Socialcam has positioned itself as the Instagram of video. For all intents and purposes, it's a social networking application that allows users to share videos taken with the phone and processed through its interface. The setup looks a lot like Instagram and the overall look and feel are comfortable, and it's easy to use. In fact, if this were all there was, I would say this is a damn fine app that works quite well, but that isn't the issue or the reason I have grown to truly hate Socialcam.
A few weeks ago, I saw a post on a friend's Facebook wall linking to a video of something that looked vaguely entertaining. I'd like to say it wasn't someone falling down, but it probably was and it came with some enticing title like "The craziest stunt you'll ever see!" I clicked it and my phone immediately took me to the App Store and to the Socialcam page.
Perplexed, I pulled the video up on my phone and when I clicked it, I got this:
To even watch the video, you have to allow Socialcam access to your account, similar to the ridiculous Facebook Reader app.
This sort of thing goes against everything that sharing is supposed to be, that was created by YouTube when it first started displaying videos. When something is shared on a person's timeline, it should be easy to access. But then I read a little more closely.
"This app may post on your behalf, including videos you watched, videos you shared and more." Let's start with that "videos you watched" thing. Recently, I saw a joke image on Facebook to the effect that the one thing most of us would want to do before we die is erase our Internet history. Most of us, no doubt, have looked at things online that we would prefer to keep private, even if it seems innocuous to everyone else. With Socialcam, the minute you click on a video, they can share that information with all your friends.
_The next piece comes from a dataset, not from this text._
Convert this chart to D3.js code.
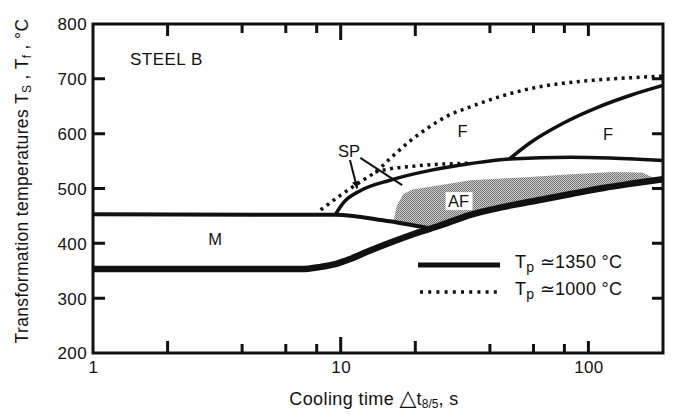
<!DOCTYPE html>
<html><head><meta charset="utf-8">
<script src="https://cdn.jsdelivr.net/npm/d3@7"></script>
<style>
body{margin:0;background:#fff}
svg{display:block}
text{font-family:"Liberation Sans",Arial,Helvetica,sans-serif;fill:#111}
</style>
</head><body>
<svg id="c" width="676" height="417"></svg>
<script>
// ---------- data ----------
const xTickValues = [2, 4, 6, 8, 10, 20, 40, 60, 80, 100];
const xLongTicks = [10];
const xMidTicks = [2, 20, 100];
const xTickLabels = [1, 10, 100];
const yTickValues = [200, 300, 400, 500, 600, 700, 800];
const yInnerTicks = [300, 400, 500, 600, 700];

// Tp = 1350 °C (solid)
const lowerTime = [1, 6.9, 8.3, 9.5, 11, 13, 16, 20, 25, 33.4, 45, 62, 85, 115, 150, 200];
const lowerTemp = [353, 353, 357, 362, 372, 386, 402, 418, 432, 452, 466, 478, 490, 501, 509, 517];
const mUpperTime = [1, 9.5, 14.8, 23];
const mUpperTemp = [453, 452, 442, 427];
const spTime = [9.5, 10.3, 12, 15.8, 23, 33, 48, 85, 200];
const spTemp = [452, 475, 496, 515, 533, 545, 554, 557, 551];
const fTime = [48, 58, 79, 109, 148, 200];
const fTemp = [554, 583, 619, 648, 670, 688];

// Tp = 1000 °C (dotted)
const dotTime = [8.3, 10, 12, 13.8, 16.3, 19.1, 22.4, 26.9, 33.4, 45, 58, 79, 109, 148, 200];
const dotTemp = [461, 488, 512, 530, 560, 587, 610, 632, 649, 669, 682, 692, 698, 702, 705];
const dotBranchTime = [13.8, 16.3, 19.1, 22.4, 27, 33];
const dotBranchTemp = [530, 537, 540, 543, 545, 546];

// AF shaded region (upper boundary)
const afTopTime = [16.3, 16.9, 17.9, 19.5, 23, 33.4, 58, 85, 125, 165, 182];
const afTopTemp = [440, 470, 490, 498, 503, 515, 521, 526, 530, 529, 520];

// labels [text, time, temp]
const regionLabels = [["M", 3.11, 408], ["F", 31, 605], ["F", 120, 599], ["SP", 10.8, 568]];

// ---------- chart ----------
const svg = d3.select("#c");
const x = d3.scaleLog().domain([1, 200]).range([93, 663]);
const y = d3.scaleLinear().domain([200, 800]).range([353, 24]);
const zip = (a, b) => a.map((v, i) => [v, b[i]]);
const line = d3.line().x(d => x(d[0])).y(d => y(d[1])).curve(d3.curveMonotoneX);
const ink = "#111";

const defs = svg.append("defs");
const pat = defs.append("pattern").attr("id", "dots").attr("width", 2).attr("height", 2)
  .attr("patternUnits", "userSpaceOnUse");
pat.append("rect").attr("width", 2).attr("height", 2).attr("fill", "#d0d0d0");
pat.append("rect").attr("width", 1).attr("height", 1).attr("fill", "#6a6a6a");
pat.append("rect").attr("x", 1).attr("y", 1).attr("width", 1).attr("height", 1).attr("fill", "#7a7a7a");
defs.append("marker").attr("id", "arr").attr("viewBox", "0 0 10 10").attr("refX", 10).attr("refY", 5)
  .attr("markerWidth", 10).attr("markerHeight", 7).attr("markerUnits", "userSpaceOnUse")
  .attr("orient", "auto")
  .append("path").attr("d", "M0,0 L10,5 L0,10 Z").attr("fill", ink);

// AF polygon
const lowerPts = zip(lowerTime, lowerTemp);
const afPts = zip(afTopTime, afTopTemp)
  .concat(lowerPts.filter(p => p[0] > 23 && p[0] < 182).reverse())
  .concat([[23, 427], [19, 433]]);
svg.append("path")
  .attr("d", d3.line().x(d => x(d[0])).y(d => y(d[1])).curve(d3.curveLinearClosed)(afPts))
  .attr("fill", "url(#dots)");

// solid curves
svg.append("path").attr("d", line(zip(mUpperTime, mUpperTemp)))
  .attr("fill", "none").attr("stroke", ink).attr("stroke-width", 4);
svg.append("path").attr("d", line(zip(spTime, spTemp)))
  .attr("fill", "none").attr("stroke", ink).attr("stroke-width", 3.5);
svg.append("path").attr("d", line(zip(fTime, fTemp)))
  .attr("fill", "none").attr("stroke", ink).attr("stroke-width", 3.5);
svg.append("path").attr("d", line(lowerPts))
  .attr("fill", "none").attr("stroke", ink).attr("stroke-width", 6.5);

// dotted curves
svg.append("path").attr("d", line(zip(dotTime, dotTemp)))
  .attr("fill", "none").attr("stroke", ink).attr("stroke-width", 3.5).attr("stroke-dasharray", "3 4.5");
svg.append("path").attr("d", line(zip(dotBranchTime, dotBranchTemp)))
  .attr("fill", "none").attr("stroke", ink).attr("stroke-width", 3.5).attr("stroke-dasharray", "3 4.5");

// SP pointers
svg.append("line").attr("x1", x(10.9)).attr("y1", y(552)).attr("x2", x(11.65)).attr("y2", y(500))
  .attr("stroke", ink).attr("stroke-width", 2).attr("marker-end", "url(#arr)");
svg.append("line").attr("x1", x(12.0)).attr("y1", y(556)).attr("x2", x(17.7)).attr("y2", y(506))
  .attr("stroke", ink).attr("stroke-width", 2);

// AF label with white box
const afG = svg.append("g").attr("transform", `translate(${x(29.9)},${y(477)})`);
afG.append("rect").attr("x", -13).attr("y", -9).attr("width", 27).attr("height", 18).attr("fill", "#fff");
afG.append("text").attr("text-anchor", "middle").attr("y", 6).attr("font-size", 16.5).text("AF");

// region labels
svg.selectAll("text.reg").data(regionLabels).enter().append("text").attr("class", "reg")
  .attr("x", d => x(d[1])).attr("y", d => y(d[2]) + 6).attr("text-anchor", "middle")
  .attr("font-size", 16.5).text(d => d[0]);

svg.append("text").attr("x", x(1.41)).attr("y", y(725)).attr("font-size", 17)
  .attr("letter-spacing", 0.5).text("STEEL B");

// ---------- frame + inward ticks as one path ----------
const tickLen = d => xLongTicks.includes(d) ? 16 : (xMidTicks.includes(d) ? 12 : 9);
const fL = x(1), fR = x(200), fT = y(800), fB = y(200);
let frameD = `M${fL},${fT}H${fR}V${fB}H${fL}Z`;
xTickValues.forEach(v => {
  const px = x(v).toFixed(1);
  frameD += `M${px},${fB}v${-tickLen(v)}M${px},${fT}v${tickLen(v)}`;
});
yInnerTicks.forEach(v => {
  const py = y(v).toFixed(1);
  frameD += `M${fL},${py}h12M${fR},${py}h-11`;
});
svg.append("path").attr("d", frameD).attr("fill", "none").attr("stroke", ink)
  .attr("stroke-width", 3).attr("stroke-linejoin", "miter");

// tick labels via d3 axes
const gxl = svg.append("g").attr("transform", `translate(0,${y(200)})`)
  .call(d3.axisBottom(x).tickValues(xTickLabels).tickSize(0).tickFormat(d3.format("d")));
gxl.select(".domain").remove();
gxl.attr("font-family", null).attr("font-size", null);
gxl.selectAll(".tick text").attr("y", 20).attr("dy", 0).attr("font-size", 17)
  .attr("letter-spacing", 0.4).attr("fill", ink);

const gyl = svg.append("g").attr("transform", `translate(${x(1)},0)`)
  .call(d3.axisLeft(y).tickValues(yTickValues).tickSize(0).tickFormat(d3.format("d")));
gyl.select(".domain").remove();
gyl.attr("font-family", null).attr("font-size", null);
gyl.selectAll(".tick text").attr("x", -6).attr("dy", "0.35em").attr("font-size", 17)
  .attr("letter-spacing", 0.4).attr("fill", ink);

// axis titles
const xt = svg.append("text").attr("x", 374).attr("y", 405).attr("text-anchor", "middle")
  .attr("font-size", 18).attr("letter-spacing", 0.4);
xt.append("tspan").text("Cooling time ");
xt.append("tspan").attr("font-size", 22).attr("font-family", "DejaVu Sans").attr("letter-spacing", 0).text("\u25B3");
xt.append("tspan").text("t");
xt.append("tspan").attr("font-size", 12).attr("dy", 3).attr("letter-spacing", 0).text("8/5");
xt.append("tspan").attr("dy", -3).text(", s");

const yt = svg.append("text").attr("transform", "translate(28,181) rotate(-90)").attr("text-anchor", "middle")
  .attr("font-size", 17.5).attr("letter-spacing", 0.35);
yt.append("tspan").text("Transformation temperatures  T");
yt.append("tspan").attr("font-size", 12).attr("dy", 3).text("S");
yt.append("tspan").attr("dy", -3).text(" , T");
yt.append("tspan").attr("font-size", 12).attr("dy", 3).text("f");
yt.append("tspan").attr("dy", -3).text(" , \u00B0C");

// legend
const legendLabels = ["1350", "1000"];
const legendStyles = ["solid", "dot"];
legendLabels.forEach((lab, i) => {
  const ly = 265 + i * 27;
  const l = svg.append("line").attr("x1", 418).attr("x2", 500).attr("y1", ly).attr("y2", ly)
    .attr("stroke", ink);
  if (legendStyles[i] === "solid") l.attr("stroke-width", 5);
  else l.attr("x1", 420).attr("stroke-width", 3.5).attr("stroke-dasharray", "3 5.2");
  const t = svg.append("text").attr("x", 515).attr("y", ly + 3).attr("font-size", 18).attr("letter-spacing", 0.3);
  t.append("tspan").text("T");
  t.append("tspan").attr("font-size", 14).attr("dy", 4).text("p");
  t.append("tspan").attr("dy", -4).text(" \u2243" + lab + " \u00B0C");
});
</script>
</body></html>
And I've noticed that virtually every video shared with the service is, if not controversial, set up in such a way as to make people want to look. Scantily clad women screen-capture images or crazy photos of people wiping out on bikes are commonplace, it would seem, and Socialcam tells everyone you checked out that chick in the bikini.
Then there is the "and more" part of that disclaimer. What the hell do they mean "and more?" To me, that gives them permission to post just about anything they want, including ads, which makes me wonder if some of the videos I've seen "watched" or "shared" by friends are really just ads for Socialcam.